这些新的旧现象,或旧的新现象,在1911到1949年之间无疑是咄咄怪事,但在 '解放'以后却借尸还魂了——专制政体借革命和无产大众之尸,在共产党领导之下还魂了。领导权是战利品。革命和无产大众之尸当然享受不到战利品。战利品属于革过命的人以及他们的后裔,是'不可分享'(列宁语)和'不可须臾或离的'(毛泽东语)。
中国共产党充分发挥了这个战利品的威力,进行了一场又一场史无前例的折腾。"
而这一场又一场的折腾都有着极为激动人心的名字,"有时叫革命,有时叫改革"。"在共产党的折腾下,中国经济干脆直线下降,坠入了濒于崩溃的深渊。直到毛泽东死后,好不容易打碎了共产党强加在生产者和所有者身上的某些过于显眼的枷锁,好不艰难地回复到了它在军阀时期早已'荣列第二'的排名。一俊已经遮住了百丑。由此可见,六十四年不是瞎折腾,这是有领导地'交学费',是乃革命的正常状态,从而更加雄辩地证明了中国人非被共产党领导不可这一个宇宙真理。
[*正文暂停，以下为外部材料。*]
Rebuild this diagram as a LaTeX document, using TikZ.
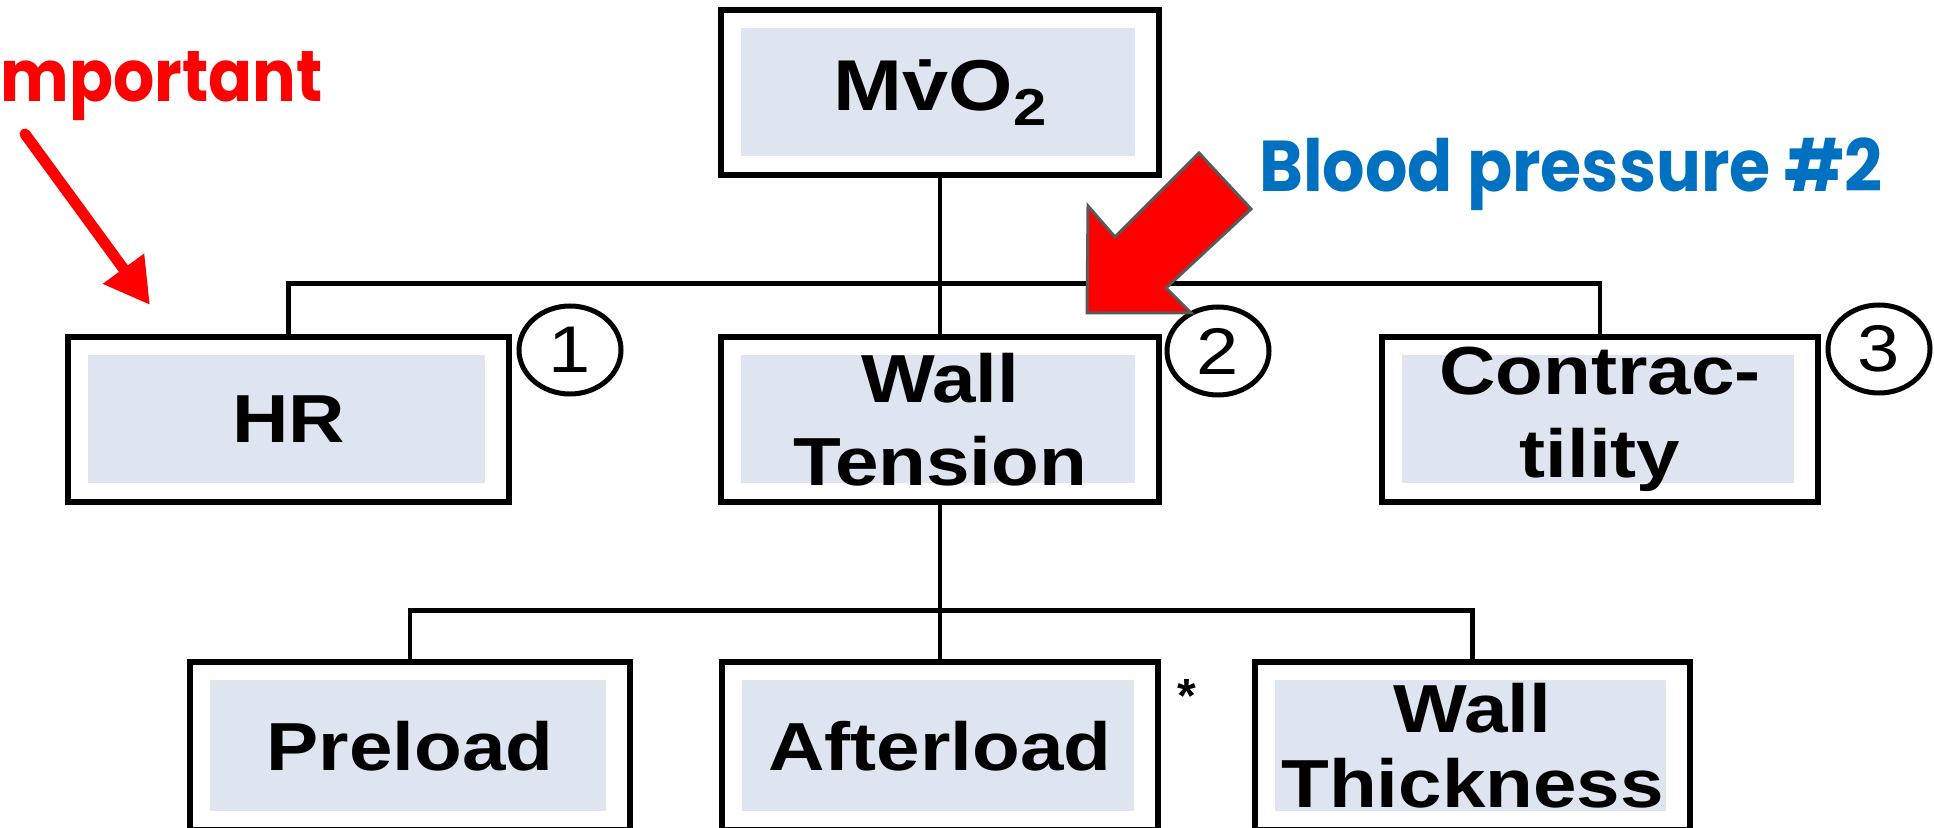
\documentclass[tikz,border=0pt]{standalone}
\usepackage{fontspec}
\usepackage{graphicx}
\setmainfont{Liberation Sans}
\newfontfamily\gothic{Poppins}
\usetikzlibrary{shapes.geometric,arrows.meta}
\definecolor{boxfill}{HTML}{DFE5F0}
\definecolor{bpblue}{HTML}{0070C0}
\definecolor{arrowgray}{HTML}{595959}
\newcommand\stretchtxt[1]{\scalebox{1.15}[1]{#1}}
\newcommand\narrowtxt[2][0.9]{\scalebox{#1}[1]{#2}}
\tikzset{
  boxnode/.style={draw, line width=2.6pt, fill=white, inner sep=0pt,
    minimum width=219pt, minimum height=82.5pt, align=center,
    font=\bfseries\fontsize{34}{41.5}\selectfont,
    path picture={\fill[boxfill]
      ([shift={(10pt,-9pt)}]path picture bounding box.north west) rectangle
      ([shift={(-12pt,9.5pt)}]path picture bounding box.south east);}},
  conn/.style={line width=2.2pt, black},
  numcirc/.style={draw, ellipse, line width=2.5pt, inner sep=0pt,
    minimum width=51pt, minimum height=44pt,
    font=\fontsize{33}{33}\selectfont},
  annot/.style={inner sep=0pt, anchor=base west,
    font=\gothic\bfseries\fontsize{36}{36}\selectfont}
}
\begin{document}
\begin{tikzpicture}[x=0.5pt,y=-0.5pt]
\useasboundingbox[fill=white] (0,0) rectangle (1934,828);
% boxes
\node[boxnode] (mvo) at (940,92.5) {\fontsize{36}{36}\selectfont\stretchtxt{M\.{v}O\raisebox{-7.5pt}{\fontsize{26}{26}\selectfont 2}}};
\node[boxnode, minimum width=220.5pt] (hr) at (288.5,419.5) {\stretchtxt{HR}};
\node[boxnode] (wt) at (940,419.5) {\stretchtxt{Wall}\\\stretchtxt{Tension}};
\node[boxnode, minimum width=218pt] (con) at (1600,419.5) {\stretchtxt{Contrac-}\\\stretchtxt{tility}};
\node[boxnode, minimum width=220pt, minimum height=84pt] (pre) at (410,746) {\stretchtxt{Preload}};
\node[boxnode, minimum width=218pt, minimum height=84pt] (aft) at (940,746) {\stretchtxt{Afterload}};
\node[boxnode, minimum width=217.5pt, minimum height=84pt,
  font=\bfseries\fontsize{34}{37.5}\selectfont] (wth) at (1472.5,746) {\stretchtxt{Wall}\\\stretchtxt{Thickness}};
% connectors
\path (mvo.south) ++(0,106) coordinate (j1);
\path (wt.south) ++(0,106) coordinate (j2);
\draw[conn] (mvo.south) -- (j1);
\draw[conn] (hr.north) |- (j1) -| (con.north);
\draw[conn] (j1) -- (wt.north);
\draw[conn] (wt.south) -- (j2);
\draw[conn] (pre.north) |- (j2) -| (wth.north);
\draw[conn] (j2) -- (aft.north);
% numbered circles
\node[numcirc] (n1) at (570,350) {\stretchtxt{1}};
\node[numcirc] (n2) at (1218,351) {\stretchtxt{2}};
\node[numcirc] (n3) at (1879,349) {\stretchtxt{3}};
\node[inner sep=0pt, font=\bfseries\fontsize{24}{24}\selectfont] (ast) at (1187,696) {*};
% annotations
\node[annot, text=red] (imp) at (0,102) {\narrowtxt{mportant}};
\node[annot, text=bpblue] (bp) at (1259,192) {\narrowtxt[0.925]{Blood pressure \#2}};
\coordinate (a1s) at (25,134);
\coordinate (a1e) at (150,305);
\draw[red, line width=5.5pt, line cap=round, -{Triangle[length=22.5pt,width=24pt]}] (a1s) -- (a1e);
\fill[red, draw=arrowgray, line width=1.5pt, line join=miter]
  (1199,153) -- (1251,209) -- (1166,288) -- (1191,313) -- (1087,313)
  -- (1088,206) -- (1115,237) -- cycle;
\end{tikzpicture}
\end{document}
"
然而,中国人为此所交付的学费确是无比高昂的。
"生命是'学费'的必需项!多少人家破人亡!战死的,饿死的,斗死的,被无法无天冤死的,以及被引用法律条文故意错判的……。
异化也是'学费'的必需项。谁生活在中国,谁就得和普世价值不共戴天。'共和国'必须是没有选举的国家。'市场经济'是必须靠党统筹运作的经济。舆论只能是党的喉舌。教育应该是训练服从者的摇篮和炼狱。人民的天职当然是做党的工具。区别真话和谣言的试金石,不应该是事实,必须是党的利益。
至于社会的全面腐败和自然的全面污染——空气污染,河流污染,土地污染,无一不是学费,都是一代代公民必须为一代代领导人进行实验室作业而忍痛缴纳的学费。
这就是六十四年中打造出来的举世侧目的中国模式。中共的领导或折腾和学费组成了它的内涵,举国体制构成了它的外观。"
鲍彤先生在文章最后写到,"我无意贬低它的存在。我只在想,容不下反对意见的制度是绝望的制度,进步属于有志于痛改前非的勇者。"